— Start MATERIAL PROVIDED —

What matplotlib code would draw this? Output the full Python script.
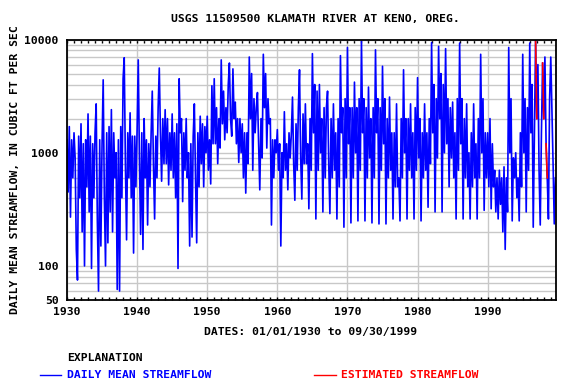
import numpy as np
import pandas as pd
import matplotlib
matplotlib.use("Agg")
import matplotlib.pyplot as plt
import matplotlib.dates as mdates
from matplotlib.lines import Line2D
from matplotlib.ticker import FixedLocator, LogLocator, NullFormatter

# Daily mean streamflow, cfs, sampled every two months (Jan, Mar, May, Jul, Sep, Nov)
flow_1930s = [
    1300, 450, 1700, 270, 1300, 600,
    1500, 900, 140, 75, 1400, 400,
    1800, 200, 1200, 100, 1300, 500,
    2200, 300, 1400, 95, 1200, 400,
    1500, 2700, 250, 60, 1300, 150,
    1200, 4400, 400, 100, 1500, 160,
    1700, 300, 2400, 200, 1500, 600,
    1000, 62, 1300, 60, 1700, 400,
    4500, 6900, 800, 170, 1500, 600,
    2250, 400, 1400, 130, 1400, 500,
]
flow_1940s = [
    1600, 6600, 900, 190, 1500, 140,
    2000, 600, 1300, 230, 1200, 500,
    1500, 3500, 800, 260, 1400, 600,
    2500, 5600, 1500, 560, 2000, 800,
    2400, 800, 2000, 520, 1500, 700,
    2200, 600, 1500, 400, 1800, 95,
    4500, 1500, 2000, 370, 1500, 700,
    2000, 600, 1000, 150, 1200, 180,
    1400, 2700, 600, 160, 1500, 500,
    2100, 800, 1800, 500, 1700, 1000,
]
flow_1950s = [
    2100, 700, 1300, 530, 3900, 1200,
    4500, 1200, 2500, 800, 2000, 1100,
    6600, 1800, 3500, 1300, 2500, 1500,
    4000, 6200, 2000, 1400, 5500, 2000,
    2800, 1200, 2000, 820, 2000, 1000,
    1800, 600, 1500, 440, 1500, 800,
    7000, 2000, 5000, 700, 3000, 1500,
    2500, 3400, 1200, 470, 2000, 900,
    7400, 2500, 5000, 1100, 3000, 1800,
    2000, 230, 1300, 600, 1300, 1000,
]
flow_1960s = [
    1600, 700, 1200, 150, 1000, 600,
    2300, 700, 1200, 470, 1500, 900,
    1500, 3100, 800, 380, 1800, 700,
    2500, 5400, 900, 390, 2200, 800,
    2700, 800, 1200, 320, 2000, 700,
    7500, 1500, 4000, 260, 3500, 700,
    4000, 1000, 2000, 300, 2500, 600,
    2500, 3500, 800, 290, 2000, 600,
    2700, 700, 1500, 260, 2000, 500,
    7200, 1500, 2500, 220, 3000, 600,
]
flow_1970s = [
    8500, 1200, 2500, 240, 2500, 600,
    4200, 1000, 2500, 250, 3000, 700,
    9700, 1500, 3000, 250, 2500, 600,
    3800, 900, 2000, 240, 2500, 600,
    8100, 1500, 3000, 235, 2500, 700,
    5800, 1200, 3000, 235, 2000, 600,
    3100, 700, 1500, 260, 1500, 500,
    2700, 500, 600, 250, 2000, 600,
    5400, 1000, 2000, 260, 2000, 700,
    2700, 600, 1500, 260, 2500, 700,
]
flow_1980s = [
    4600, 900, 2000, 250, 1500, 600,
    2700, 700, 1500, 330, 2000, 800,
    9400, 1500, 4000, 300, 3000, 900,
    8700, 2000, 5000, 300, 4000, 1000,
    8300, 1200, 3000, 500, 2500, 900,
    2800, 600, 1500, 260, 3000, 700,
    9300, 1200, 3000, 260, 2000, 600,
    2700, 500, 1000, 260, 1500, 500,
    2700, 600, 1200, 260, 2000, 600,
    7400, 1000, 3000, 310, 1500, 600,
]
flow_1990s = [
    1500, 500, 2000, 320, 1200, 500,
    700, 300, 600, 260, 700, 350,
    600, 200, 750, 140, 600, 300,
    8500, 1000, 3000, 250, 900, 600,
    1000, 400, 600, 250, 1500, 500,
    7400, 1000, 3000, 300, 2500, 700,
    9300, 1500, 4000, 220, 1500, 9700,
    2000, 6000, 700, 230, 1500, 6200,
    2000, 7000, 1200, 600, 260, 3000,
    7000, 2500, 800, 235, 600,
]
# samples flagged as estimated
estimated_months = ["1996-11", "1997-01", "1997-11", "1998-01", "1998-05", "1998-07"]

flow = np.array(flow_1930s + flow_1940s + flow_1950s + flow_1960s
                + flow_1970s + flow_1980s + flow_1990s, dtype=float)
dates = pd.date_range("1930-01-01", periods=len(flow), freq="2MS")
est = pd.Series(flow, index=dates).where(dates.strftime("%Y-%m").isin(estimated_months))

plt.rcParams["font.family"] = "DejaVu Sans Mono"
plt.rcParams["font.weight"] = "bold"
plt.rcParams["font.size"] = 8.2

fig = plt.figure(figsize=(5.76, 3.84), dpi=100)
ax = fig.add_axes([67 / 576, 1 - 300 / 384, 489 / 576, 260.5 / 384])

ax.plot(dates, flow, color="#0000ff", lw=1.2)
ax.plot(est.index, est.values, color="#ff0000", lw=1.2)

ax.set_yscale("log")
ax.set_ylim(50, 10000)
ax.yaxis.set_major_locator(FixedLocator([50, 100, 1000, 10000]))
ax.yaxis.set_major_formatter(matplotlib.ticker.FuncFormatter(lambda v, p: f"{v:.0f}"))
ax.yaxis.set_minor_locator(LogLocator(base=10, subs=np.arange(2, 10)))
ax.yaxis.set_minor_formatter(NullFormatter())
ax.tick_params(axis="y", which="both", length=0, pad=6)

ax.set_xlim(pd.Timestamp("1930-01-01"), pd.Timestamp("1999-09-30"))
ax.xaxis.set_major_locator(mdates.YearLocator(10))
ax.xaxis.set_minor_locator(mdates.YearLocator(1))
ax.xaxis.set_major_formatter(mdates.DateFormatter("%Y"))
ax.tick_params(axis="x", which="both", direction="in", top=True, length=2.5, width=1, pad=5)

ax.grid(True, axis="y", which="both", color="#c8c8c8", lw=1)
ax.grid(True, axis="x", which="major", color="#c8c8c8", lw=1)
ax.set_axisbelow(True)
for s in ax.spines.values():
    s.set_linewidth(1.3)

fig.text(315 / 576, 1 - 19 / 384, "USGS 11509500 KLAMATH RIVER AT KENO, OREG.",
         ha="center", va="center")
fig.text(15 / 576, 1 - 170 / 384, "DAILY MEAN STREAMFLOW, IN CUBIC FT PER SEC",
         rotation=90, ha="center", va="center")
fig.text(311 / 576, 1 - 332 / 384, "DATES: 01/01/1930 to 09/30/1999",
         ha="center", va="center")

# explanation block
fig.text(67 / 576, 1 - 358 / 384, "EXPLANATION", ha="left", va="center")
fig.add_artist(Line2D([40 / 576, 61 / 576], [1 - 375 / 384] * 2, color="#0000ff", lw=1))
fig.text(67 / 576, 1 - 375 / 384, "DAILY MEAN STREAMFLOW", ha="left", va="center", color="#0000ff")
fig.add_artist(Line2D([314 / 576, 336 / 576], [1 - 375 / 384] * 2, color="#ff0000", lw=1))
fig.text(341 / 576, 1 - 375 / 384, "ESTIMATED STREAMFLOW", ha="left", va="center", color="#ff0000")

fig.savefig("out.png", dpi=100)
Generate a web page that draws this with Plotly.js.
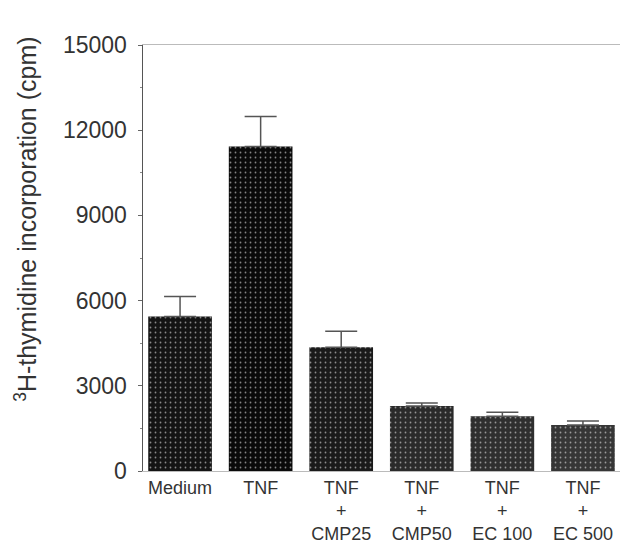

— End MATERIAL PROVIDED —

PROBLEM TO SOLVE: Using the listing above, list every line in which the string "matplotlib" occurs.

SOLUTION TO THIS PROBLEM:
What matplotlib code would draw this? Output the full Python script.
import matplotlib
matplotlib.use("Agg")
import matplotlib.pyplot as plt
import matplotlib.dates as mdates
from matplotlib.lines import Line2D
from matplotlib.ticker import FixedLocator, LogLocator, NullFormatter
ax.yaxis.set_major_formatter(matplotlib.ticker.FuncFormatter(lambda v, p: f"{v:.0f}"))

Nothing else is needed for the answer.